The country’s foreign reserves reached $303.38 billion as of the end of September, down $8.81 billion from the previous month, the Bank of Korea said Wednesday.

The September reading marked the largest monthly fall since the foreign reserves declined by $11.74 billion in November 2008, the central bank said. The monthly decline was the fourth-largest since the central bank began to compile related data.

Foreign reserves consist of securities and deposits denominated in overseas currencies, along with International Monetary Fund reserve positions, special drawing rights and gold bullion.

The FX reserves hit a fresh record high of $312.19 billion in August since they surpassed the $300 billion mark for the first time in April amid sustained inflows of foreign capital and robust exports.

“Last month, the FX reserves fell mainly because a stronger U.S. dollar curtailed the conversion value of assets in other currencies,” Shin Jae-hyuk, an economist at the BOK, told reporters.

Shin declined to comment on foreign exchange authorities’ dollar-selling intervention, but market players speculated that their dollar sale aimed to curb the won’s sharp weakness led the foreign reserves to fall last month.
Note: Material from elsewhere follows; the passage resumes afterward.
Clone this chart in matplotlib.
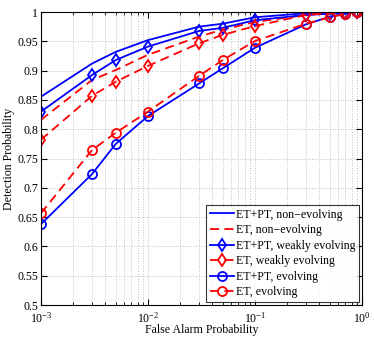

In September, gloomier global economic outlooks and Europe’s debt crisis raised demand for the dollar as safe assets. Last month, the euro depreciated 6.8 percent to the dollar and the pound declined 4.1 percent against the greenback. The Japanese yen inched down 0.6 percent to the dollar.

The heightened eurozone debt crisis is heating up the debate whether South Korea has enough ammunition to cope with a potential foreign exchange liquidity crunch.

South Korea’s financial markets underwent gyrations last month, hit by the global recovery woes and nagging concerns about the eurozone debt crisis. The key stock index declined around 6 percent and the Korean won fell 9.45 percent against the dollar in September.

In the height of the global financial crisis, South Korea tapped the FX reserves to bolster the sliding local currency and ease a dollar crunch, leading the FX holdings to fall to $200.51 billion in November 2008.

BOK Gov. Kim Choong-soo told lawmakers last week that South Korea is able to deal with global financial market uneasiness with its current volume of FX holdings, saying that it is not appropriate to view the current level of more than $300 billion in foreign reserves as small.

The Korean government vowed to take “preemptive” action in order to head off a potential crisis, saying it will make efforts to ease fluctuations and herd behavior in the financial markets.

As of the end of August, South Korea’s FX reserves ranked eighth in the world, down one notch from the previous month.